As they leave central Russia, the trains are searched by security patrols. One night, the train stops but no one enters, so Yury goes out to investigate. He is told that the driver does not want to go on because they are approaching a dangerous stretch that should first be inspected by trolley. The train moves on, but the next day they reach a station that has been burned to the ground and they are told that they will have to wait a few days for the line to be cleared. The driver volunteers the labor conscripts and other passengers to do the shoveling. The clearing takes three days, and, to Zhivago, this time is the best of the journey. They head off again. One day, Tonya tells Yury that some of the conscripts, including Vassya, have escaped.
The train reaches Yuryatin, and Zhivago is reminded of Anna and Lara. He meets Strelnikov (meaning the Shooter), a political extremist. They go to his room, and Strelnikov asks Yury why he is leaving Moscow for an out-of-the-way place.
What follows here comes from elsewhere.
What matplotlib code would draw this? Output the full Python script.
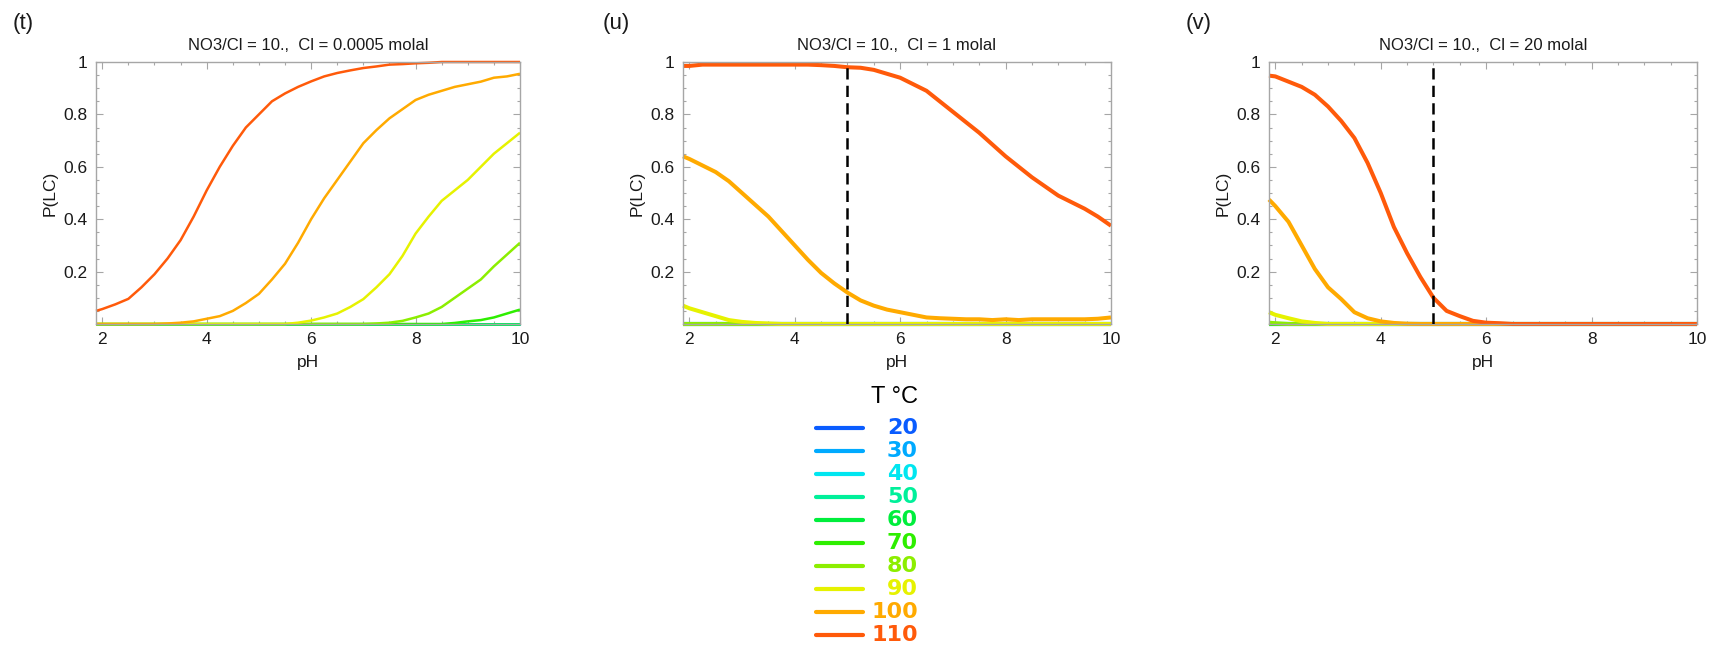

He laughs at Zhivago and speaks to him in threatening tones. Their conversation is interrupted when the phone rings. The phone conversation is about a schoolboy injured trying to rebel against the Red Army, and Strelnikov muses to himself that the boy could have been one of his students once; he also wonders whether his wife and daughter might still be waiting for him in Yuryatin somewhere.
The train journey brings many different people together, and the Zhivagos are confronted with the awareness of being thrown into a new, unordered society in which class and social standing are no longer certain or secure. Zhivago is not opposed to this in principle, but he finds himself in the position of a potential victim, as a doctor and former gentry. He meets Strelnikov (who, of course, is Pasha Antipov) with a vague wonderment, enthralled with this rebel man and his accomplishments. Zhivago is also sympathetic toward the conscripts, who are being sent to labor camps to serve sentences for supposed treason against the new Soviet government.
In the struggle for simple existence, the characters of the novel all find themselves in positions they could not have predicted. Strelnikov is a prime example of a young man who finds himself thrust into a position of power; while once he was an innocent student infatuated with a neighborhood girl, now he is a vicious leader in the new system. He is known by an alias that represents both his violence and power, and this new name allows him to cast the past aside completely. Only he is aware of his double life, and when he thinks about going back to Lara and Katya, he does so with the conviction that it can be done only when he has lived this new life out.